Privacy and Cohesion

Categories: uncategorized

Date: 31 May 2011 19:36:25

Interesting to read this post on Maggi Dawn's blog about some comments Jim Wallis has been making about the whole LGB issue. Basically the gist of it all is that Wallis has put a statement out which has explained how they think it is a human rights issue on one hand, so support the freedom of the individual to be gay. However, it acknowledges that there are differences of opinion on the issue amongst people on the board of his organisation and that this needs to be respected. Basically it makes the point that people have the right to be silent about where exactly they stand on the whole issue.

Now, as somebody who would describe themselves (if labels were mandatory - which of course they're not) as both a progressive evangelical and as a gay woman I want to loudly support this. Yes I know there are lots of good reasons for people to stand up and be counted, but sometimes...just sometimes there are good reasons not to. Sometimes the most valuable human right we can give to somebody is the right to hold an opinion and not have to share it with the rest of the world. There are way too many places where standing up can lead to people getting shot down before they have had the chance to fully explain where they are coming from.
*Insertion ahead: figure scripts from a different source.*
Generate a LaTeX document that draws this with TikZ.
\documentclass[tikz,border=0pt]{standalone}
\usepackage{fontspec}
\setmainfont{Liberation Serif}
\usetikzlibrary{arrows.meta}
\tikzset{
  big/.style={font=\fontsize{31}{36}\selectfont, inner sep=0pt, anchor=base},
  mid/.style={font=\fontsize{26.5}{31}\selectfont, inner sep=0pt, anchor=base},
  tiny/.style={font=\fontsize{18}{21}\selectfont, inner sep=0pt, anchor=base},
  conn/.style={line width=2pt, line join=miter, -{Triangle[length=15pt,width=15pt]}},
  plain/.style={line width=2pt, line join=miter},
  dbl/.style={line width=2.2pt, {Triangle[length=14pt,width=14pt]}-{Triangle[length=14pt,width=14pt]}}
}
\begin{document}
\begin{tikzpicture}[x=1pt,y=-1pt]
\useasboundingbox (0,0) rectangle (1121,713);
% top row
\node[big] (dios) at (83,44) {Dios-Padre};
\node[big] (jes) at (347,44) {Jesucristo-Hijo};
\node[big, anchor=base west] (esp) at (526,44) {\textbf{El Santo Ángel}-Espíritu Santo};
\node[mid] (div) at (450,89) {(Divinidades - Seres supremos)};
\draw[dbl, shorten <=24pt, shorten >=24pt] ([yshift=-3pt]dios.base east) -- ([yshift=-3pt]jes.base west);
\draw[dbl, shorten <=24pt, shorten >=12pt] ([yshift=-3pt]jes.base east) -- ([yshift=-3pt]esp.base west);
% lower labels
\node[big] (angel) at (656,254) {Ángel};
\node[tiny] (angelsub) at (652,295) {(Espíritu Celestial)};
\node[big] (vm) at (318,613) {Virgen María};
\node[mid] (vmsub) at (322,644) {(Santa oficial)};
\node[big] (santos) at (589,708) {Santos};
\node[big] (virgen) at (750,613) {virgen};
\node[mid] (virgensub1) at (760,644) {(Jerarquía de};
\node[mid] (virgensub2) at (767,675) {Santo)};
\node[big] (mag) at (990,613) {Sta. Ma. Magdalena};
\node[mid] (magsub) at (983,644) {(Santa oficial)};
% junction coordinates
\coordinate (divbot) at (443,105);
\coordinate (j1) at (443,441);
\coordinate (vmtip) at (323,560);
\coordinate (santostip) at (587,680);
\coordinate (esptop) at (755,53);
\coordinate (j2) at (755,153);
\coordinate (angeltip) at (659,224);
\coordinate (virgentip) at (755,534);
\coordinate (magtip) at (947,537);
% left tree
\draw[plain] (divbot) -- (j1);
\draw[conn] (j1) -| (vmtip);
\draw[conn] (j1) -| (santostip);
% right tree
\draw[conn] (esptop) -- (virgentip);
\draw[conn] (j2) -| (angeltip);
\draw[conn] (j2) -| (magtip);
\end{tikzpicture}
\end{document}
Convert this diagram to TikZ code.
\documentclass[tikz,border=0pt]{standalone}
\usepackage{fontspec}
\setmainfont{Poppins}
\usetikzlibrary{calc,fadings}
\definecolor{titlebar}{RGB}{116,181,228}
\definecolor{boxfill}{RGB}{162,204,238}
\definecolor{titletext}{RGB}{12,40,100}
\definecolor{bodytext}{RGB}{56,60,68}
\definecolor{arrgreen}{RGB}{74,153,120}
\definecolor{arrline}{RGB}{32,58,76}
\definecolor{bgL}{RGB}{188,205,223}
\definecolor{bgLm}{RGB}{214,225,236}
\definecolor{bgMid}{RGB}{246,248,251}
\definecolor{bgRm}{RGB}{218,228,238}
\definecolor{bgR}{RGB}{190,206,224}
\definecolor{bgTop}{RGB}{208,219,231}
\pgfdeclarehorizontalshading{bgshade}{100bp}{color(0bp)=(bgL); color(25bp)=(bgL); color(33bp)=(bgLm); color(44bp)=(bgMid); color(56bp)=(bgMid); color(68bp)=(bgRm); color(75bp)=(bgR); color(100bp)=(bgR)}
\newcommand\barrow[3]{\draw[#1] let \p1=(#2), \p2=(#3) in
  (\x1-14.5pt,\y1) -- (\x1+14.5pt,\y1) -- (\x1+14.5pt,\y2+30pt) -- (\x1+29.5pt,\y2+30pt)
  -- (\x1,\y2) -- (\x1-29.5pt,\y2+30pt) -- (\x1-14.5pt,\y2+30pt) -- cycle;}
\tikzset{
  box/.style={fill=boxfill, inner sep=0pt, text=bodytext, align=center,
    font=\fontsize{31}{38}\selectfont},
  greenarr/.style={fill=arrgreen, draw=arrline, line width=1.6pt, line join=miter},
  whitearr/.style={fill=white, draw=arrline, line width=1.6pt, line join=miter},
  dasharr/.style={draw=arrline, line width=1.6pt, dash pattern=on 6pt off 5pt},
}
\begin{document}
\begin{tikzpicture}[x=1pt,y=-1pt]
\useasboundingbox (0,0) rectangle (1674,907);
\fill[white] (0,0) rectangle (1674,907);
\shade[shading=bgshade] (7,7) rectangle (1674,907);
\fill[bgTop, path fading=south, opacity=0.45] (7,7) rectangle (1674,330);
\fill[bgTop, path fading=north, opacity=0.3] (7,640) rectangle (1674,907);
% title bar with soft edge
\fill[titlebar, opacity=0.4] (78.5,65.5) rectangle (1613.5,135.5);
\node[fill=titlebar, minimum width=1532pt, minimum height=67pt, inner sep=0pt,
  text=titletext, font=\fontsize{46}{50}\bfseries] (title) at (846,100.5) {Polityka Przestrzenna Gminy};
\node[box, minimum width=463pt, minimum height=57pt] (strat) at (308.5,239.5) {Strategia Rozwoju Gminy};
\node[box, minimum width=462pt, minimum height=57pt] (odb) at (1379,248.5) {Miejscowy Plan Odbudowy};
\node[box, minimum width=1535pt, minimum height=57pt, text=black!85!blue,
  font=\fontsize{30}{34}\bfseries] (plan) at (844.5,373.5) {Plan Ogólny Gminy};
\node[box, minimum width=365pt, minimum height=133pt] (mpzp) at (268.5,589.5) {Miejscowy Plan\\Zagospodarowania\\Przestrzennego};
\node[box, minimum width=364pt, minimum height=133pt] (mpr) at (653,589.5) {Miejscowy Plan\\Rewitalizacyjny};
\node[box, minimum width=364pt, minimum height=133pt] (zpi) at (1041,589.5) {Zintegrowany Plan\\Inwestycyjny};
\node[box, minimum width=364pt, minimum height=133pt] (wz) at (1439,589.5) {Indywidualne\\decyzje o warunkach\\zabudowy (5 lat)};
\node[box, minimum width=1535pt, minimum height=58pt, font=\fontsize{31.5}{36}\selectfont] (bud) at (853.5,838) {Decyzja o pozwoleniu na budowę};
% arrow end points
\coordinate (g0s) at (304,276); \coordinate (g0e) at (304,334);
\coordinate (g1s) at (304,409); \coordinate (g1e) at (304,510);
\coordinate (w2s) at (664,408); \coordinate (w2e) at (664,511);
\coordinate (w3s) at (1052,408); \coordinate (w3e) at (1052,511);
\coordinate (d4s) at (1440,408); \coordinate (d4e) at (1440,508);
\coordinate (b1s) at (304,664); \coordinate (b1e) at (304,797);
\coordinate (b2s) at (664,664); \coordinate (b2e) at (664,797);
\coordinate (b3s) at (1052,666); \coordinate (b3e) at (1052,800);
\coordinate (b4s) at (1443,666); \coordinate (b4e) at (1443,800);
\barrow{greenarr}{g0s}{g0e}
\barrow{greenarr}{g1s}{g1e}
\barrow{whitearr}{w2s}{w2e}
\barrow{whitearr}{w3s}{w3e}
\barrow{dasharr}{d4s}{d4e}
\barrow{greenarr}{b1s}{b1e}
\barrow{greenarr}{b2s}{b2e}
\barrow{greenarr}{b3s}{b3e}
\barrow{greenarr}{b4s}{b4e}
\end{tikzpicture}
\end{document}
I know that the whole issue is much more complex in the US - as Dawn says probably more so than in the UK - than it might appear on the surface amongst progressive evangelicals. In both countries movement is taking place as individuals confront these issues in terms of ministry, friendship, family or whatever and I think we need to understand and respect this. The way in which many of the progressive evo heavy weights - from whatever stated position or none they come - have chosen to engage with some LGBandT organisations and/ or individuals is admirable.

Think that is all a long winded way of saying go read Maggi's article - she's put it so much better than my stumbling ramble could.